Bean with Bacon Soup

2 C dry navy beans

6 slices bacon, fried crisp and minced

3 carrots, minced

3 stalks celery minced

1/2 onion, minced

1/2 tsp thyme

2-4 cloves garlic, minced

2 Tbsp tomato paste

dash red pepper flakes

6 C water (or substitute ham stock)

1 Tbsp Wine Vinegar

Few drops liquid smoke

Salt and pepper to taste


Soak beans overnight and discard water.  Place all ingredients except wine vinegar, liquid smoke, salt and pepper in a large kettle.  Simmer until beans are tender (about 3 hours.)

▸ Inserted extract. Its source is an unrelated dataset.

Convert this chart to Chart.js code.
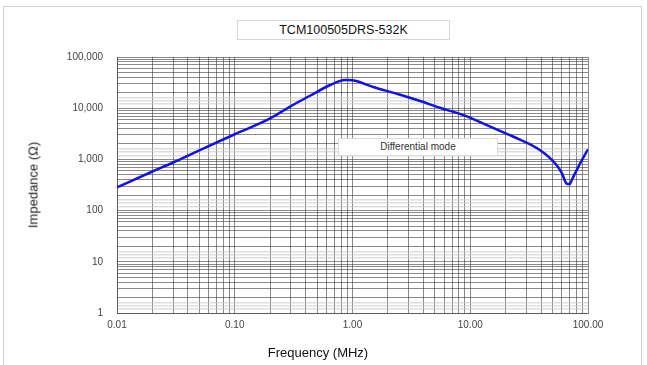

Puree 1-2 cups of soup and return to the pot.  Add wine vinegar liquid smoke, mix well.  Add salt and pepper to taste.  


This soup can be prepared in large batches and canned. Recipe follows:

Approx 14 qts

3 qts dry navy beans

9 qts water (or substitute ham stock)

2½ lbs carrots, minced

1 bunch celery minced

3 onion, minced

1 Tsp thyme

2-3 heads garlic, minced

1½ lb bacon, fried crisp and minced

3/4 C tomato paste

3/4 tsp red pepper flakes

3/8 C Wine Vinegar

1/2 tsp liquid smoke

4 Tbsp Salt 

1 tsp pepper 


Soak beans overnight and discard water. 

Place 1/3 of the beans, 1/3 of the water, the celery, onion, carrots, garlic and thyme in a stock pot and Simmer until beans are tender (about 3 hours.)

Place remaining beans and water in a large kettle and set aside.

When first pot of beans are tender allow them to cool until they are safe to run through a blender.  Blend until smooth and add to the large kettle with all remaining ingredients.

Pack into quart jars, wipe rims and seal caps snugly.  Process at 10 lbs pressure for 1 hr and 30 minutes.

Allow canner to cool natural and remove jars to a towel.  Cool overnight.  Remove bands and wash jars.  Mark with date processed. Store at room temperature until ready to use.

Refrigerate any unsealed jars for immediate use.


To serve, heat. If soup is too thick add a small amount of water.